We ‘Go Phish’ with Andy Harris, CTO, Osirium
Andy Harris CTO at Osirium

We ‘Go Phish’ with Andy Harris, CTO, Osirium

We ‘Go Phish’ with Andy Harris, CTO, Osirium, who tells us about life inside and outside the office.

What would you describe as your most memorable achievement in the cybersecurity industry?

The industry will remember the invention of the MIMESweeper series of products – MAILSweeper, WEBSweeper etc. Personally, there were more challenging inventions and solutions, some of the principles of the Osirium PxM platform are particularly elegant.

What first made you think of a career in cybersecurity?

It was 1987 – the experience of a war dialler looking for modems at the CEGB.  War diallers used to call numbers in sequence to see if they were auto-answered.

If they were answered, the software would check for open sessions and if no session was found they would send an <enter> to see if the login prompt was recognised and from there test well known passwords.

At the time, I worked in a R&D department that developed power station software. The consequences of a breach were clearly unthinkable.

What style of management philosophy do you employ with your current position?

We have a very good team of developers. It often transpires that more than one person holds what they believe to be the correct solution. I see these moments as vital, since one is making a grey decision where there are multiple routes forward.

In these instances, it is the people with the ideas and views that are in the best position to choose the best route. I’m in a privileged position to be around these arguments. My contribution is to ensure that people are arguing about the ideas and not the personalities. I sometime think of it as herding lions – particularly with good people.

Management philosophy changes with conditions and situations. I hold a belief that teams need to change their practices as the number of customers increases.

For example, your development team has a lot of freedom before the first customer but once the first customer starts using a product, the team has a responsibility. This changes again with the second customer because they will be different to the first.

Once a product has five customers, common issues start to emerge. At 10 customers one of the developers will gravitate towards support. At 20, a dedicated support person is needed and at 50 a small team.

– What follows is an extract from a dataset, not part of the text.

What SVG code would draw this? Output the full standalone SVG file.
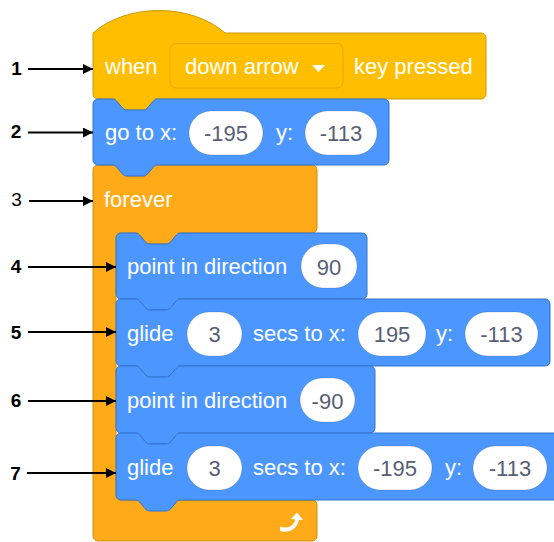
<svg xmlns="http://www.w3.org/2000/svg" width="554" height="542" viewBox="0 0 554 542">
  <style>
    .lbl { font-family: "Liberation Sans", Arial, sans-serif; font-size: 22px; fill: #ffffff; }
    .val { font-family: "Liberation Sans", Arial, sans-serif; font-size: 22px; fill: #575e75; text-anchor: middle; }
    .num { font-family: "Liberation Sans", Arial, sans-serif; font-size: 19px; font-weight: bold; fill: #000000; text-anchor: middle; }
    .event { fill: #ffbf00; stroke: #cc9900; stroke-width: 1; }
    .motion { fill: #4c97ff; stroke: #3373cc; stroke-width: 1; }
    .control { fill: #ffab19; stroke: #cf8b17; stroke-width: 1; }
    .oval { fill: #ffffff; stroke: rgba(0,0,0,0.12); stroke-width: 1; }
    .pointer { stroke: #000000; stroke-width: 2; fill: none; marker-end: url(#head); }
  </style>
  <defs>
    <marker id="head" viewBox="0 0 10 10" refX="10" refY="5" markerWidth="5.5" markerHeight="5" markerUnits="strokeWidth" orient="auto">
      <path d="M0,0 L10,5 L0,10 Z" fill="#000000"/>
    </marker>
  </defs>

  <rect width="554" height="542" fill="#ffffff"/>

  <!-- forever (C block, drawn first so the stacked blocks sit on top) -->
  <g id="forever">
    <path class="control" d="M93,170 a5,5 0 0 1 5,-5 H113 c2,0 3,1.5 4.5,3 l4.5,5.5 c1.5,1.5 3,2.5 5,2.5 h16 c2,0 3.5,-1 5,-2.5 l4.5,-5.5 c1.5,-1.5 2.5,-3 4.5,-3 H312 a5,5 0 0 1 5,5 V228 a5,5 0 0 1 -5,5 H180 c-2,0 -3,1.5 -4.5,3 l-4.5,5.5 c-1.5,1.5 -3,2.5 -5,2.5 h-16 c-2,0 -3.5,-1 -5,-2.5 l-4.5,-5.5 c-1.5,-1.5 -2.5,-3 -4.5,-3 H121 a5,5 0 0 0 -5,5 V495 a5,5 0 0 0 5,5 H312 a5,5 0 0 1 5,5 V536 a5,5 0 0 1 -5,5 H98 a5,5 0 0 1 -5,-5 Z"/>
    <text class="lbl" x="104" y="207">forever</text>
    <path d="M280,526.5 C287,529 293,527 295.5,519.5 L291,519 L297,512.5 L303,520 L299,520 C296.5,530 288,533.5 280,531 Z" fill="#ffffff"/>
  </g>

  <!-- when [down arrow] key pressed -->
  <g id="hat">
    <path class="event" d="M93,33 c34,-30 98,-30 132,0 H481 a5,5 0 0 1 5,5 V94 a5,5 0 0 1 -5,5 H157 c-2,0 -3,1.5 -4.5,3 l-4.5,5.5 c-1.5,1.5 -3,2.5 -5,2.5 h-16 c-2,0 -3.5,-1 -5,-2.5 l-4.5,-5.5 c-1.5,-1.5 -2.5,-3 -4.5,-3 H98 a5,5 0 0 1 -5,-5 Z"/>
    <text class="lbl" x="105" y="74">when</text>
    <rect x="170" y="43.5" width="173" height="44.5" rx="6" fill="#ffbf00" stroke="#e6a800" stroke-width="1"/>
    <text class="lbl" x="185" y="74">down arrow</text>
    <path d="M312,65 H325 L318.5,72 Z" fill="#ffffff"/>
    <text class="lbl" x="354" y="74">key pressed</text>
  </g>

  <!-- go to x: y: -->
  <g id="goto">
    <path class="motion" d="M93,104 a5,5 0 0 1 5,-5 H113 c2,0 3,1.5 4.5,3 l4.5,5.5 c1.5,1.5 3,2.5 5,2.5 h16 c2,0 3.5,-1 5,-2.5 l4.5,-5.5 c1.5,-1.5 2.5,-3 4.5,-3 H384 a5,5 0 0 1 5,5 V160 a5,5 0 0 1 -5,5 H157 c-2,0 -3,1.5 -4.5,3 l-4.5,5.5 c-1.5,1.5 -3,2.5 -5,2.5 h-16 c-2,0 -3.5,-1 -5,-2.5 l-4.5,-5.5 c-1.5,-1.5 -2.5,-3 -4.5,-3 H98 a5,5 0 0 1 -5,-5 Z"/>
    <text class="lbl" x="105" y="140">go to x:</text>
    <rect class="oval" x="189" y="111" width="74" height="44" rx="22"/>
    <text class="val" x="226" y="141">-195</text>
    <text class="lbl" x="276" y="140">y:</text>
    <rect class="oval" x="305" y="111" width="72" height="44" rx="22"/>
    <text class="val" x="341" y="141">-113</text>
  </g>

  <!-- point in direction 90 -->
  <g id="point90">
    <path class="motion" d="M116,238 a5,5 0 0 1 5,-5 H136 c2,0 3,1.5 4.5,3 l4.5,5.5 c1.5,1.5 3,2.5 5,2.5 h16 c2,0 3.5,-1 5,-2.5 l4.5,-5.5 c1.5,-1.5 2.5,-3 4.5,-3 H362 a5,5 0 0 1 5,5 V294 a5,5 0 0 1 -5,5 H180 c-2,0 -3,1.5 -4.5,3 l-4.5,5.5 c-1.5,1.5 -3,2.5 -5,2.5 h-16 c-2,0 -3.5,-1 -5,-2.5 l-4.5,-5.5 c-1.5,-1.5 -2.5,-3 -4.5,-3 H121 a5,5 0 0 1 -5,-5 Z"/>
    <text class="lbl" x="127" y="274">point in direction</text>
    <rect class="oval" x="301" y="244" width="56" height="44" rx="22"/>
    <text class="val" x="329" y="275">90</text>
  </g>

  <!-- glide 3 secs to x: 195 y: -113 -->
  <g id="glide1">
    <path class="motion" d="M116,304 a5,5 0 0 1 5,-5 H136 c2,0 3,1.5 4.5,3 l4.5,5.5 c1.5,1.5 3,2.5 5,2.5 h16 c2,0 3.5,-1 5,-2.5 l4.5,-5.5 c1.5,-1.5 2.5,-3 4.5,-3 H545 a5,5 0 0 1 5,5 V361 a5,5 0 0 1 -5,5 H180 c-2,0 -3,1.5 -4.5,3 l-4.5,5.5 c-1.5,1.5 -3,2.5 -5,2.5 h-16 c-2,0 -3.5,-1 -5,-2.5 l-4.5,-5.5 c-1.5,-1.5 -2.5,-3 -4.5,-3 H121 a5,5 0 0 1 -5,-5 Z"/>
    <text class="lbl" x="127" y="341">glide</text>
    <rect class="oval" x="187" y="312" width="55" height="44" rx="22"/>
    <text class="val" x="214.5" y="342">3</text>
    <text class="lbl" x="253" y="341">secs to x:</text>
    <rect class="oval" x="358" y="312" width="68" height="44" rx="22"/>
    <text class="val" x="392" y="342">195</text>
    <text class="lbl" x="436" y="341">y:</text>
    <rect class="oval" x="465" y="312" width="73" height="44" rx="22"/>
    <text class="val" x="501.5" y="342">-113</text>
  </g>

  <!-- point in direction -90 -->
  <g id="point-90">
    <path class="motion" d="M116,371 a5,5 0 0 1 5,-5 H136 c2,0 3,1.5 4.5,3 l4.5,5.5 c1.5,1.5 3,2.5 5,2.5 h16 c2,0 3.5,-1 5,-2.5 l4.5,-5.5 c1.5,-1.5 2.5,-3 4.5,-3 H370 a5,5 0 0 1 5,5 V428 a5,5 0 0 1 -5,5 H180 c-2,0 -3,1.5 -4.5,3 l-4.5,5.5 c-1.5,1.5 -3,2.5 -5,2.5 h-16 c-2,0 -3.5,-1 -5,-2.5 l-4.5,-5.5 c-1.5,-1.5 -2.5,-3 -4.5,-3 H121 a5,5 0 0 1 -5,-5 Z"/>
    <text class="lbl" x="127" y="408">point in direction</text>
    <rect class="oval" x="300" y="378" width="55" height="44" rx="22"/>
    <text class="val" x="327.5" y="409">-90</text>
  </g>

  <!-- glide 3 secs to x: -195 y: -113 -->
  <g id="glide2">
    <path class="motion" d="M116,438 a5,5 0 0 1 5,-5 H136 c2,0 3,1.5 4.5,3 l4.5,5.5 c1.5,1.5 3,2.5 5,2.5 h16 c2,0 3.5,-1 5,-2.5 l4.5,-5.5 c1.5,-1.5 2.5,-3 4.5,-3 H575 a5,5 0 0 1 5,5 V495 a5,5 0 0 1 -5,5 H180 c-2,0 -3,1.5 -4.5,3 l-4.5,5.5 c-1.5,1.5 -3,2.5 -5,2.5 h-16 c-2,0 -3.5,-1 -5,-2.5 l-4.5,-5.5 c-1.5,-1.5 -2.5,-3 -4.5,-3 H121 a5,5 0 0 1 -5,-5 Z"/>
    <text class="lbl" x="127" y="475">glide</text>
    <rect class="oval" x="187" y="446" width="55" height="44" rx="22"/>
    <text class="val" x="214.5" y="476">3</text>
    <text class="lbl" x="253" y="475">secs to x:</text>
    <rect class="oval" x="358" y="446" width="74" height="44" rx="22"/>
    <text class="val" x="395" y="476">-195</text>
    <text class="lbl" x="445" y="475">y:</text>
    <rect class="oval" x="473" y="446" width="74" height="44" rx="22"/>
    <text class="val" x="510" y="476">-113</text>
  </g>

  <!-- numbered callouts -->
  <g id="callouts">
    <text class="num" x="16.5" y="75">1</text>
    <text class="num" x="16" y="137.5">2</text>
    <text class="num" x="16.5" y="206" style="font-weight:normal">3</text>
    <text class="num" x="16" y="273">4</text>
    <text class="num" x="16" y="339">5</text>
    <text class="num" x="16" y="407">6</text>
    <text class="num" x="15.5" y="480">7</text>
    <path class="pointer" d="M28,69 H93"/>
    <path class="pointer" d="M28,132.5 H93"/>
    <path class="pointer" d="M29,201 H93"/>
    <path class="pointer" d="M28,267 H116"/>
    <path class="pointer" d="M28,332 H116"/>
    <path class="pointer" d="M28,401 H116"/>
    <path class="pointer" d="M27,473 H116"/>
  </g>
</svg>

Ideas are very easy, implementations are difficult. I wince inside when I’m introduced to an ‘ideas person’. I’d prefer to be meeting the doing person.

There’s also friction to adding features as the customer numbers grow. A good team will try to see into the future in order to deliver an architecture that can adapt.

There will always be features that fight each other and features that you’d like to lose but the customer base won’t allow it.

Most of my experience is in the 0 to 1,000 customer range for significant security software. The MIMESweeper range exceeded 20,000 customers before I moved on. Things will be different for those developing consumer apps.

What do you think is the current hot cybersecurity talking point?

My biggest concern is the view that things are a case of ‘when’ and not ‘if’.

It represents a state of despair amongst the security professionals in the customer base.

IT is growing in complexity and the Internet provides too many public interfaces. This trend is increasing with an ever-growing shortage of security professionals. Thirty years ago, there was a deep respect for credentials – not that we had that many to worry about.

Today the human cognitive load of too many credentials is driving breaches, even in the DevOps community. Witness the recent ransoms for accounts on GitHub, GitLab and BitBucket.

How do you deal with stress and unwind outside the office?

Make stuff, code stuff, laser cutting, CNC and 3D printing. There is always something to learn.

What do you currently identify as the major areas of investment in the cybersecurity industry?

It seems that people have bought into the idea that monitoring is a priority. It is easier to make a monitoring product than a prevention product. Forewarned is forearmed is a useful philosophy, but I believe this comes after defence in depth.

Are there any differences in the way cybersecurity challenges need to be tackled in the different regions? (Middle East, Africa, Europe, Americas.)

The main difference is the degree of trust in staff, which in turn affects the degree in which organisations are worried about insider attacks. There is also a difference where organisations have outsourced much of their IT. In these cases, the security posture is dictated by the outsourcers. This can be good, since experience counts, or bad in that any change is a significant cost – more than the cost of the solution.

What changes to your job role have you seen in the last year and how do you see these developing in the next 12 months?

Recruitment and remote working are closely tied. In order to get the best people, we need to offer remote working. But this means we need the network bandwidth and tools like Zoom and Owl to get as close as possible to the nuances of being part of a face to face meeting. We pay more attention to the onboarding process. Working on Slack is good and getting better.

What advice would you offer somebody aspiring to obtain C-level position in the security industry?

The quickest way is to start your own company. It could cost you a lot if you fail, but that experience will teach you about how managers feel about sales/marketing and all the non-tech sides of the business.

A safer route is to start at a large company and switch to a senior position in a smaller company and be prepared for the culture shock. Never engage in office politics – learn how to spot it happening and how to put the brakes on.